Besos y manoseos que incomodan. Acosos. Comentarios. Como si tu cuerpo no fuera tuyo sino de aquellos que te rodean. De tus compañeros, de tus profesores, de las autoridades del colegio que elegiste para formarte.

El discurso que leyeron las jóvenes ex alumnas del Nacional Buenos Aires no es sorprendente. A las mujeres no nos extrañan los episodios que vivieron simplemente porque todas hemos pasado por algo así. Es sorprendente por la valentía que tuvieron, por dejar en claro esa consigna que desde hace algunos años repetimos incansablemente: no nos callamos más.

A partir de esta situación, Twitter se convirtió en el lugar donde mujeres de todas las edades contaban ayer ese episodio que las marcó. Esa mano que no desearon sobre su cuerpo, ese hombre que atacó su integridad, que las apoyó en un transporte público, que las manoseó como si fuera parte de un juego. Y en el medio de esa marea, de ese vómito que sale después de reprimirlo durante mucho tiempo, algunos comentarios de duda. ¿Por qué no denunciaron lo que pasó? ¿Por qué no hablaron antes?

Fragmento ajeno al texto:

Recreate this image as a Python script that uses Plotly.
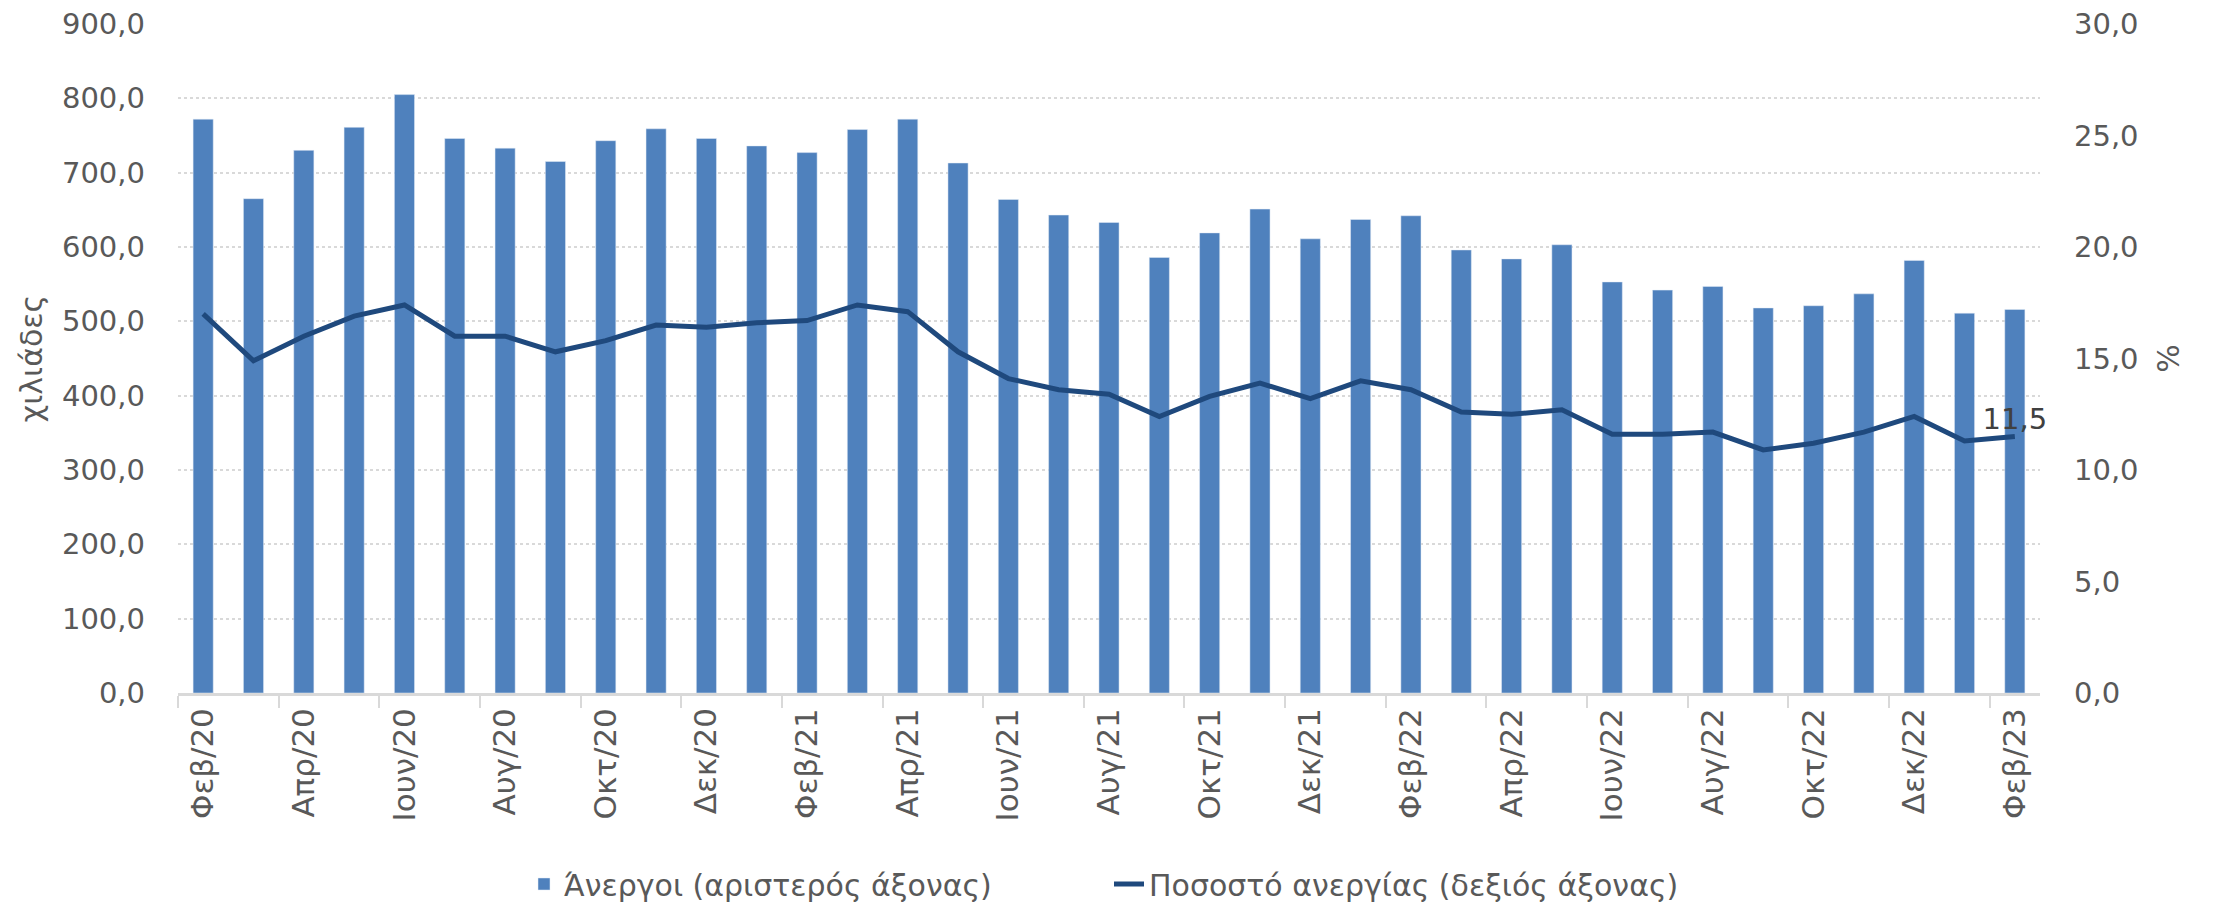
from plotly import graph_objects as go

minas = ['Φεβ', 'Μαρ', 'Απρ', 'Μαϊ', 'Ιουν', 'Ιουλ', 'Αυγ', 'Σεπ', 'Οκτ', 'Νοε', 'Δεκ', 'Ιαν']
mines = []
etos = 20
for i in range(37):
    m = minas[i % 12]
    if m == 'Ιαν':
        etos += 1
    mines.append(f'{m}/{etos}')

anergoi = [772, 665, 730, 761, 805, 746, 733, 715, 743, 759, 746, 736, 727, 758, 772, 713,
           664, 643, 633, 586, 619, 651, 611, 637, 642, 596, 584, 603, 553, 542, 547, 518,
           521, 537, 582, 511, 516]
pososto = [17.0, 14.9, 16.0, 16.9, 17.4, 16.0, 16.0, 15.3, 15.8, 16.5, 16.4, 16.6, 16.7,
           17.4, 17.1, 15.3, 14.1, 13.6, 13.4, 12.4, 13.3, 13.9, 13.2, 14.0, 13.6, 12.6,
           12.5, 12.7, 11.6, 11.6, 11.7, 10.9, 11.2, 11.7, 12.4, 11.3, 11.5]

grammatoseira = 'DejaVu Sans'
xroma_keimenou = '#595959'

etiketes = [''] * (len(pososto) - 1) + [f'{pososto[-1]:.1f}'.replace('.', ',')]

fig = go.Figure()
fig.add_trace(go.Bar(x=mines, y=anergoi, name='Άνεργοι (αριστερός άξονας)',
                     marker_color='#4F81BD'))
fig.add_trace(go.Scatter(x=mines, y=pososto, mode='lines+text', yaxis='y2',
                         name='Ποσοστό ανεργίας (δεξιός άξονας)',
                         line=dict(color='#1F497D', width=5), cliponaxis=False,
                         text=etiketes, textposition='top center',
                         textfont=dict(size=29, color='#404040')))

# η σελίδα έχει 8px περιθώριο, οπότε τα margins είναι μετατοπισμένα
fig.update_layout(
    width=2213, height=903,
    margin=dict(l=170, r=181, t=16, b=218, autoexpand=False),
    plot_bgcolor='white', paper_bgcolor='white',
    font=dict(family=grammatoseira, size=29, color=xroma_keimenou),
    separators=',.',
    bargap=0.6,
    showlegend=True,
    legend=dict(orientation='h', x=0.5, xanchor='center', y=-0.2855, yanchor='middle',
                entrywidth=540, entrywidthmode='pixels',
                font=dict(size=30, color=xroma_keimenou)),
    xaxis=dict(type='category', range=[-0.5, len(mines) - 0.5], dtick=2, tickangle=-90,
               tickson='boundaries',
               ticks='outside', ticklen=12, tickcolor='#D9D9D9', tickwidth=2,
               showline=True, linecolor='#D9D9D9', linewidth=2.5,
               showgrid=False, automargin=False, tickfont=dict(size=31)),
    yaxis=dict(range=[0, 900], dtick=100, tickformat='.1f', automargin=False,
               ticklabeloverflow='allow',
               title=dict(text='χιλιάδες', standoff=10, font=dict(size=30)),
               showgrid=True, gridcolor='#D9D9D9', griddash='dot', gridwidth=1.5,
               zeroline=False, ticks='', ticklabelstandoff=32),
    yaxis2=dict(range=[0, 30], dtick=5, tickformat='.1f', overlaying='y', side='right',
                automargin=False, ticklabeloverflow='allow',
                title=dict(text='%', standoff=20, font=dict(size=30)),
                showgrid=False, zeroline=False, ticks='', ticklabelstandoff=33),
)

fig.write_html('out.html')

La vergüenza. El temor. El asco. La culpa. La cultura del silencio. ¿A quién le gusta contar que fue abusada, acosada, vulnerada, manoseada, atacada por un hombre, por un desconocido, por un novio, por un profesor, por un padre, por un tío, por un amigo, por un jefe? 

En ese momento, sólo está la esperanza, el deseo, el anhelo de que esa situación termine. Que pare. 

Estaba por cruzar la calle cuando un señor que iba en bicicleta frenó para tocarme una teta. Tocarme no, agarrarme fuerte. Se fue riéndose y yo quedé paralizada. Tenía 13 años. Lloré hasta llegar a mi casa pero no dije nada. Quizás porque pensaba, en el fondo, que la culpa era mía. Esa remera muy apretada ya no servía para salir a la calle.

Pará. Basta. ¡Por favor! Ni mis gritos ni mis pedidos frenaron a ese chico que me consideraba su propiedad y que me violó. No le importó mi llanto ni mi desesperación, a las que apaciguó con una trompada. No. Sólo le interesaba disponer de ese cuerpo que yo le estaba negando.

La culpa también fue mía ahí. No tendría que haber salido a bailar, no tendría que haberme alejado de mi grupo de amigas. En realidad, no tendría que haberme peleado con él. Pero ya era tarde para pensar en eso cuando me agarró y me empujó hacia el baño de hombres. Ninguno de los individuos que había en ese lugar atinó a decir nada. Se fueron a pesar de que yo les pedí ayuda. “Está en pedo, no le hagan caso”, les dijo él. Y le creyeron.

Sólo quería que pare. Que eso se termine de una vez. Dejé de gritar en algún momento porque consideré que no iba a servir para nada. Que nadie me iba a ayudar. “¿Por qué no te resististe?”, me preguntó alguien con quién tuve la confianza de contarle. Claro que me resistí. Me resistí siempre. No di jamás mi consentimiento para eso. ¿Qué será la resistencia para ellos? ¿Cuál será la resistencia que cierto sector de la sociedad considera aceptable?

Y otra vez, la culpa y la vergüenza. ¿A quién podía contarle? A ese que me violó lo conocían todos. Cuando fui a la comisaría, una mujer policía se me acercó y muy despacito, me dijo: “¿Te parece denunciar a un ex? Nadie te va a creer.”

Nadie te va a creer. Por años, esa frase me acompañó. A mi y miles de mujeres que nunca pudieron hablar. Que no les salió. Que creyeron tener la culpa de ese abuso, de esa violación. ¿Por qué tardamos en hablar? Por esas personas que dudan de nosotras, por miedo a las represalias. Por temor a que nos consideren menos. Porque no podemos entender por qué nos pasó a nosotras. 

¿Y si hablar me trae consecuencias en mi vida? ¿Y si en algún trabajo consideran que haber sido abusada es una contra? ¿Y si a partir de este momento sólo me relacionan con esto? No soy sólo esto. Todos esos pensamientos no se van. Es temor, es pánico.  Aunque ese miedo no debería existir, está. Y paraliza más que cualquier cosa.